COVID-19 Shines a Light on the Digital Divide in Indian Country

While we are all seeing the impacts of COVID-19 to Indian Country as they relate to availability of food, water, health care and other necessities, I have been watching the impact from another angle too – the digital perspective. Events like this shine a light on inadequacies, inefficiencies and gaps in service. They can also be used for change and improvement.

The digital divide in Indian Country is on par with all the other areas of critical infrastructure, food insecurity and economic development that continue to leave Native communities behind. At the first Lakota Food Summit in South Dakota earlier this year, one of the speakers put up a map of reservations. They also put up a map of food deserts. Not coincidentally, these two maps nearly overlapped perfectly when they were put on top of one another. I would contend that the tribal colleges in Indian Country would also be in proximity to the areas with highest need for food, economic opportunity and education.

It is not a complete shock to me that Native communities are in this predicament with the digital divide or that the federal government has allocated significant funding to improve the situation. What is clearly lacking, however, is the knowledge, skills and ability to get it done. This is not small potatoes. It would take dozens of MOUs, MOAs, approval from municipalities and lengthy legal reviews to accomplish the task.

The Northern Tier Network Consortium is essentially a merry band of Internet “nerds” from colleges throughout the northern corridor of the U.S., where most of the tribal colleges are located. Other groups such as the Sun Corridor Network, Albuquerque Giga PoP and Great Plains Network are all nonprofit consortiums that run the internet. They have the means, access and knowledge to make digital connection across Indian Country a reality, and honestly, I’ve never met a better group of people that truly believe in the principle of “everyone rises together.”   
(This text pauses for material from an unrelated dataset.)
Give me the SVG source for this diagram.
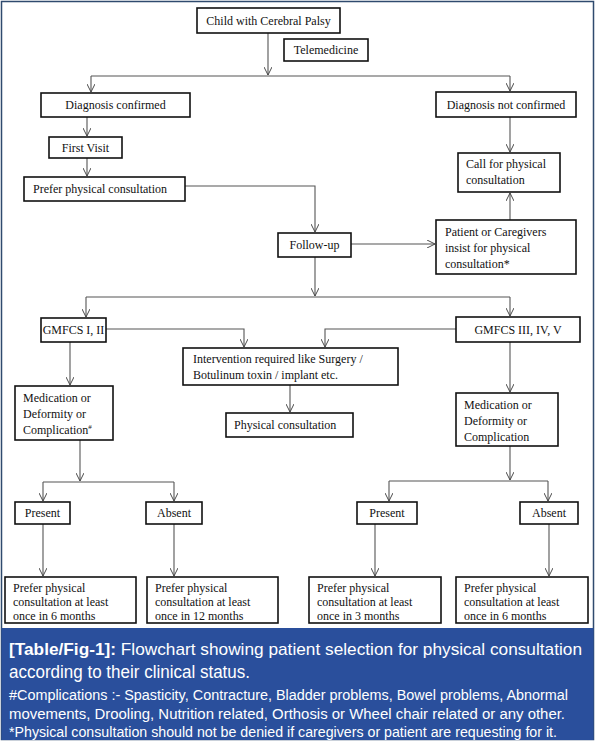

Significant efforts would need to be undertaken to advance the ball on this initiative, but I think it’s entirely possible. Coordinating with tribal colleges to outfit their universities to serve as the backbone for an all-Native access network would skyrocket them into the digital age. The universities can become the data-centers for their tribes – housing all their critical documents, language preservation, research and historical information in one location. Monumental task? Absolutely. Achievable? Definitely.

The fact is, doing this would be a complete overhaul, from the fingertips to the cloud. User equipment, servers/switches, racks in the closets, networking equipment and fiber lines would all need to be improved. Some colleges and tribes would succeed while others would fail, but that does not make the initiative unworthy. There are so many stories of tribal community members pulling into parking lots of their tribal college or administration office to log into the free Wi-Fi because they live in a digital desert, like those maps I mentioned.

Unfortunately, what the COVID-19 crisis has shown is that tribal colleges are woefully unprepared, even more so than elementary schools in urban communities, to seamlessly move their operations to an online environment like many mainstream universities have been able to do.

Today, distance learning is not readily available to all tribal college students, nor is virtual meeting capacity or capability. The mapping of inequities throughout Indian Country has many layers that span food deserts, access to running water, economic opportunity, health disparities and technology. Crossing the digital divide after COVID-19 and enacting the Tribal Digital Divide Act can help change one of these layers.